++++ Supplied records ++++

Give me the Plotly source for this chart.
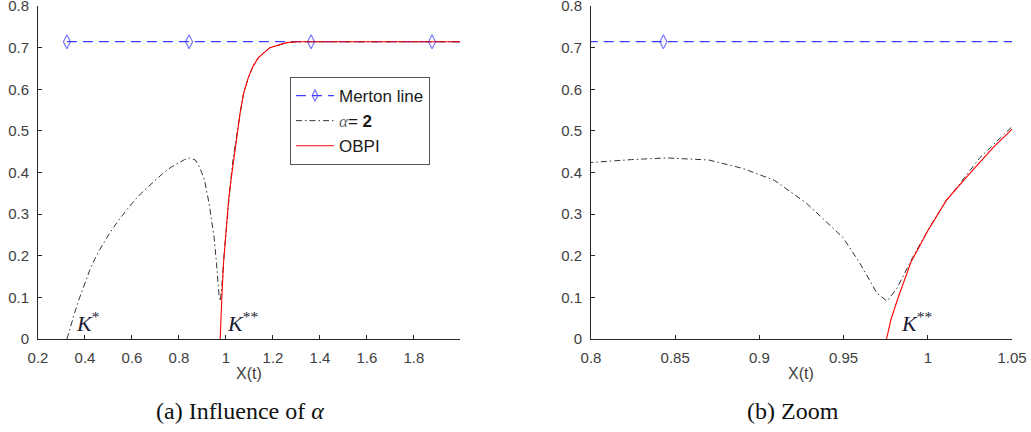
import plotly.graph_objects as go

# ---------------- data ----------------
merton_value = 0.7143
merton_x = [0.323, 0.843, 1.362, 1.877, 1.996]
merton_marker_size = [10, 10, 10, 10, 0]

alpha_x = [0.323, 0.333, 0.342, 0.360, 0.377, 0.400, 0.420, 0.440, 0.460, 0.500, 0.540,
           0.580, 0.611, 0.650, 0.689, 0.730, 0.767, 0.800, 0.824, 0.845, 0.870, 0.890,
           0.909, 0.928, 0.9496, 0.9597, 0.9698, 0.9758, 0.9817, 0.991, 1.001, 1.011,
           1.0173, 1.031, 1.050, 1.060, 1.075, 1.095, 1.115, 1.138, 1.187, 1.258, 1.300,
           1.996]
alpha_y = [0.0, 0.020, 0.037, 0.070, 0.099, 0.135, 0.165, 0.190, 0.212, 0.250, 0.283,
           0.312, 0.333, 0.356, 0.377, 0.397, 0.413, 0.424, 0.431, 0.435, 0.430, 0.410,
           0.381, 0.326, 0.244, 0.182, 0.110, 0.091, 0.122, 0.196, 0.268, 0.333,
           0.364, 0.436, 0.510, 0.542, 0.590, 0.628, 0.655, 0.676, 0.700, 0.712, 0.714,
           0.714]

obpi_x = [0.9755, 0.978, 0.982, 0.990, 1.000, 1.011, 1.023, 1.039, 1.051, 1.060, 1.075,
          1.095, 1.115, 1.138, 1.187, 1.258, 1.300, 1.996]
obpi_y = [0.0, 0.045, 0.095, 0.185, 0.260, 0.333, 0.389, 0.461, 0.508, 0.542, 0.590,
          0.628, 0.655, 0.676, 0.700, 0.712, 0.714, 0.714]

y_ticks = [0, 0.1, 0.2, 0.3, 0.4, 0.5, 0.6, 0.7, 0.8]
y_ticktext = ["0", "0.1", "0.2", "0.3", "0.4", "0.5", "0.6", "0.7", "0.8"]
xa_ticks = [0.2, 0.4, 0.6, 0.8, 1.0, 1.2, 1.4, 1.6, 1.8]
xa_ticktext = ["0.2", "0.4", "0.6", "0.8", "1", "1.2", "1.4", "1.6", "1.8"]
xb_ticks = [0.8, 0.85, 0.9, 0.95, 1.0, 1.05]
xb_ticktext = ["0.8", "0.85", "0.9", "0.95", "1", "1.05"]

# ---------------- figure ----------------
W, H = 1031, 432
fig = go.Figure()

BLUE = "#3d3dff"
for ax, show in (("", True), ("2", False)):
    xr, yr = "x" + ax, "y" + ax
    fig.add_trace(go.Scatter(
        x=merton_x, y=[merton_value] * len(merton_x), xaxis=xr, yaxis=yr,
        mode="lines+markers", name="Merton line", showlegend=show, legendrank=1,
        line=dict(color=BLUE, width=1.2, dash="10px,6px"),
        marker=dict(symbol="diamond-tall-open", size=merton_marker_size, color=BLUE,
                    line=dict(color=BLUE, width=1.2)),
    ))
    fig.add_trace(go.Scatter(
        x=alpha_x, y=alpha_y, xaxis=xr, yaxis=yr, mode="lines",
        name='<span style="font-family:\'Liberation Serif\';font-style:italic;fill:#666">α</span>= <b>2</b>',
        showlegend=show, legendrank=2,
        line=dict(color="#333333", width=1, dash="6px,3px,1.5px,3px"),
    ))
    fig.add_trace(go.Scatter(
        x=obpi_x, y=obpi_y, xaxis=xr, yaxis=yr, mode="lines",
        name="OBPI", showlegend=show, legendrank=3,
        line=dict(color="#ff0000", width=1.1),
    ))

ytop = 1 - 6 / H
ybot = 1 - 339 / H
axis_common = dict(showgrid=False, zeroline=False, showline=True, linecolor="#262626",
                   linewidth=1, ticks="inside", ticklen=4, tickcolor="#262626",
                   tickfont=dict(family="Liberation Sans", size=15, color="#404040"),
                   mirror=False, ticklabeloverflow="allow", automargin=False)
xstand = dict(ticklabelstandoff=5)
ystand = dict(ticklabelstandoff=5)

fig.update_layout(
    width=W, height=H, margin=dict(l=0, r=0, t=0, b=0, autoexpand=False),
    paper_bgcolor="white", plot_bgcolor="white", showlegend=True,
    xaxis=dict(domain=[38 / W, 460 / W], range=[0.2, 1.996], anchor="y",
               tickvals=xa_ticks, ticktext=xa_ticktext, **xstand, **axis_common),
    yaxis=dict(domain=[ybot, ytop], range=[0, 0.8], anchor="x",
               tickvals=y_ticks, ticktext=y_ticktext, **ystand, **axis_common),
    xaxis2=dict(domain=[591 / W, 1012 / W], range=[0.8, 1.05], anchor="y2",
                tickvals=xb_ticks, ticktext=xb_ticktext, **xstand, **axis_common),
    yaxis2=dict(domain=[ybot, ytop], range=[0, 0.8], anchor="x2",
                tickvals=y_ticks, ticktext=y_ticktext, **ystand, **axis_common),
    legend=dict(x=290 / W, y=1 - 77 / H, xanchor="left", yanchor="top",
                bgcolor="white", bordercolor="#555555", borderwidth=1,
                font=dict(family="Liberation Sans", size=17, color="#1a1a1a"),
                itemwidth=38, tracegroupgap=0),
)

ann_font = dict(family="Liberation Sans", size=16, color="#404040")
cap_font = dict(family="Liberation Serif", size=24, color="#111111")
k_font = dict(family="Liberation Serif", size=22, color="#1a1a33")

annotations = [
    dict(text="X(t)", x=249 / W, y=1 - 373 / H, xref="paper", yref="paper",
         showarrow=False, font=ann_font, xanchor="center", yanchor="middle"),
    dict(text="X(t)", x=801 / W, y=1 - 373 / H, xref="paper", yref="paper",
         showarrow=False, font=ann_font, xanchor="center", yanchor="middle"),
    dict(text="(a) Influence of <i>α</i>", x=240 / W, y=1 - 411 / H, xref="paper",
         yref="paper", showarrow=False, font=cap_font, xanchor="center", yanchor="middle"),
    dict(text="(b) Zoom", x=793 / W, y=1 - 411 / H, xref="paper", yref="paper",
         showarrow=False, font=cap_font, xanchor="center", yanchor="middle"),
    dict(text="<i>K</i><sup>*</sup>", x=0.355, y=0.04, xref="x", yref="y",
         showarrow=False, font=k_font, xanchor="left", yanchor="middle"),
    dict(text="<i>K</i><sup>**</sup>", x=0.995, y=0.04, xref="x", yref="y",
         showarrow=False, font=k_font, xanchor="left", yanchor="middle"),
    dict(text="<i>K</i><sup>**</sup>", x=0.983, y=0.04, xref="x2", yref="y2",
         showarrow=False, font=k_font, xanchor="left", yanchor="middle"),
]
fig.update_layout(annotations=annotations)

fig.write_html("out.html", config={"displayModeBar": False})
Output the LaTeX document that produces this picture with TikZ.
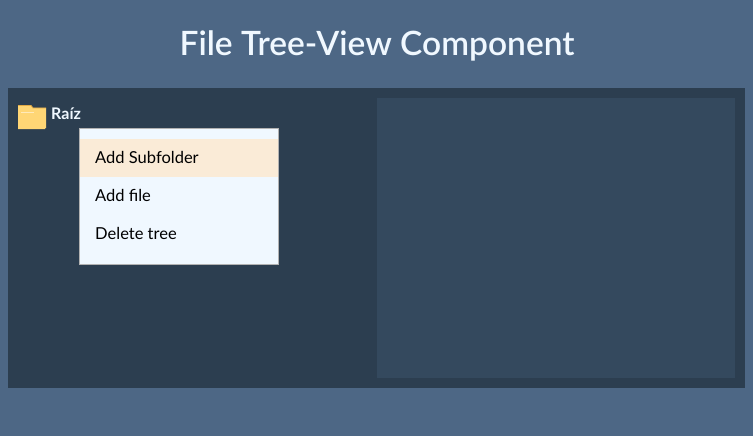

++++

▶ Your instructions:
Repeat, exactly and in full, each line from the start of the data to the line that contains "merton_marker_size = [10, 10, 10, 10, 0]". Pictures do not go in.

▶ Response to the exercise:
Give me the Plotly source for this chart.
import plotly.graph_objects as go

# ---------------- data ----------------
merton_value = 0.7143
merton_x = [0.323, 0.843, 1.362, 1.877, 1.996]
merton_marker_size = [10, 10, 10, 10, 0]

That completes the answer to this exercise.